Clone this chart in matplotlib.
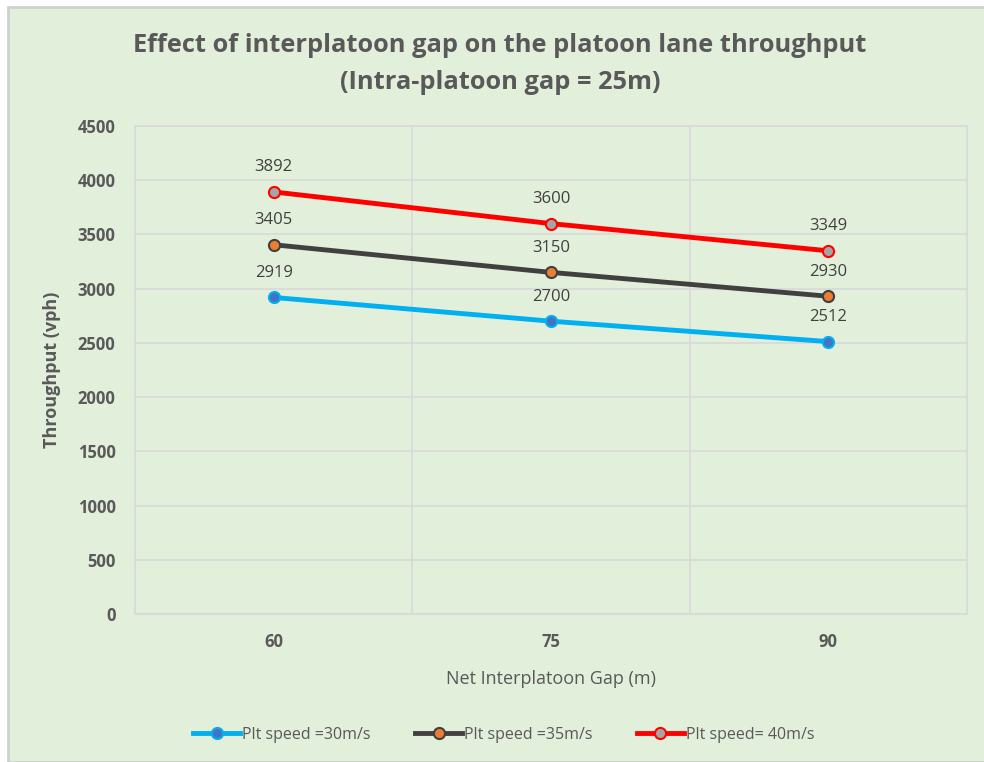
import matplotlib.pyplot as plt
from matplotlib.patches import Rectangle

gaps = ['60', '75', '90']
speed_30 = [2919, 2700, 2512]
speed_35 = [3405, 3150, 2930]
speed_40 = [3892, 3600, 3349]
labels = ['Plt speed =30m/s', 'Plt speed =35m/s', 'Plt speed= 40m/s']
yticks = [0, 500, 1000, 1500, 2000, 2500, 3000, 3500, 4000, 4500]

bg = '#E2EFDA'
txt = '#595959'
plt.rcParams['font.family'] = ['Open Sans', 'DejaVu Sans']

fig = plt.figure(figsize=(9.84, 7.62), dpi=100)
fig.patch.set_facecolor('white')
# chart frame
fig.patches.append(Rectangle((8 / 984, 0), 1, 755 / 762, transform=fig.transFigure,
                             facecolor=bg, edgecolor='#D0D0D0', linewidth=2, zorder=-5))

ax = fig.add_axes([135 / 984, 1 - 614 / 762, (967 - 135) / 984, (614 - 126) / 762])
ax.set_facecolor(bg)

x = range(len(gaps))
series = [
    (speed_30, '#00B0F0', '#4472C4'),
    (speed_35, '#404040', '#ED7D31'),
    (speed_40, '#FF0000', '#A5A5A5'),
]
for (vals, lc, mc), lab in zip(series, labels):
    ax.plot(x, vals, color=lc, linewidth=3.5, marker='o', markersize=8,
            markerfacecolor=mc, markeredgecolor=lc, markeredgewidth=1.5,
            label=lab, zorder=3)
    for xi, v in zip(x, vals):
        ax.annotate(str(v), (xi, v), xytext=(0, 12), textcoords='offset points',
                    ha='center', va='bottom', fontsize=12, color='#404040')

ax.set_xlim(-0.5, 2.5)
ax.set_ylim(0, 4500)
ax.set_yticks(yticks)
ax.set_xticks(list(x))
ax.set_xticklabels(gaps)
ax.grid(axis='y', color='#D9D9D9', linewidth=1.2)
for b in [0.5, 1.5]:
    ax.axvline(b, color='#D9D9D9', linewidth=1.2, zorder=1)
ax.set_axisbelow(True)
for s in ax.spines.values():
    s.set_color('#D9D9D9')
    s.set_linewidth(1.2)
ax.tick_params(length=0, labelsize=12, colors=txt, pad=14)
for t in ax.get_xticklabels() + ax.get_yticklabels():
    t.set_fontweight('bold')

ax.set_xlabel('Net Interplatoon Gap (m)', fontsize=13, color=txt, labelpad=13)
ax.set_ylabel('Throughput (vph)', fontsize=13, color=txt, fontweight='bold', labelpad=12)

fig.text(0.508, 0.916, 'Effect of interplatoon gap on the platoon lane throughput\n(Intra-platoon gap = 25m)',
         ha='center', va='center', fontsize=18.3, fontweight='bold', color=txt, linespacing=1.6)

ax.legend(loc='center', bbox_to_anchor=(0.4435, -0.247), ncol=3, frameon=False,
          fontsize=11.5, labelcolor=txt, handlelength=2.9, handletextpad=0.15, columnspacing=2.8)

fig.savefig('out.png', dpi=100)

Task directions -> Output the material word for word, omitting its pictures.

The result ->
Clone this chart in matplotlib.
import matplotlib.pyplot as plt
from matplotlib.patches import Rectangle

gaps = ['60', '75', '90']
speed_30 = [2919, 2700, 2512]
speed_35 = [3405, 3150, 2930]
speed_40 = [3892, 3600, 3349]
labels = ['Plt speed =30m/s', 'Plt speed =35m/s', 'Plt speed= 40m/s']
yticks = [0, 500, 1000, 1500, 2000, 2500, 3000, 3500, 4000, 4500]

bg = '#E2EFDA'
txt = '#595959'
plt.rcParams['font.family'] = ['Open Sans', 'DejaVu Sans']

fig = plt.figure(figsize=(9.84, 7.62), dpi=100)
fig.patch.set_facecolor('white')
# chart frame
fig.patches.append(Rectangle((8 / 984, 0), 1, 755 / 762, transform=fig.transFigure,
                             facecolor=bg, edgecolor='#D0D0D0', linewidth=2, zorder=-5))

ax = fig.add_axes([135 / 984, 1 - 614 / 762, (967 - 135) / 984, (614 - 126) / 762])
ax.set_facecolor(bg)

x = range(len(gaps))
series = [
    (speed_30, '#00B0F0', '#4472C4'),
    (speed_35, '#404040', '#ED7D31'),
    (speed_40, '#FF0000', '#A5A5A5'),
]
for (vals, lc, mc), lab in zip(series, labels):
    ax.plot(x, vals, color=lc, linewidth=3.5, marker='o', markersize=8,
            markerfacecolor=mc, markeredgecolor=lc, markeredgewidth=1.5,
            label=lab, zorder=3)
    for xi, v in zip(x, vals):
        ax.annotate(str(v), (xi, v), xytext=(0, 12), textcoords='offset points',
                    ha='center', va='bottom', fontsize=12, color='#404040')

ax.set_xlim(-0.5, 2.5)
ax.set_ylim(0, 4500)
ax.set_yticks(yticks)
ax.set_xticks(list(x))
ax.set_xticklabels(gaps)
ax.grid(axis='y', color='#D9D9D9', linewidth=1.2)
for b in [0.5, 1.5]:
    ax.axvline(b, color='#D9D9D9', linewidth=1.2, zorder=1)
ax.set_axisbelow(True)
for s in ax.spines.values():
    s.set_color('#D9D9D9')
    s.set_linewidth(1.2)
ax.tick_params(length=0, labelsize=12, colors=txt, pad=14)
for t in ax.get_xticklabels() + ax.get_yticklabels():
    t.set_fontweight('bold')

ax.set_xlabel('Net Interplatoon Gap (m)', fontsize=13, color=txt, labelpad=13)
ax.set_ylabel('Throughput (vph)', fontsize=13, color=txt, fontweight='bold', labelpad=12)

fig.text(0.508, 0.916, 'Effect of interplatoon gap on the platoon lane throughput\n(Intra-platoon gap = 25m)',
         ha='center', va='center', fontsize=18.3, fontweight='bold', color=txt, linespacing=1.6)

ax.legend(loc='center', bbox_to_anchor=(0.4435, -0.247), ncol=3, frameon=False,
          fontsize=11.5, labelcolor=txt, handlelength=2.9, handletextpad=0.15, columnspacing=2.8)

fig.savefig('out.png', dpi=100)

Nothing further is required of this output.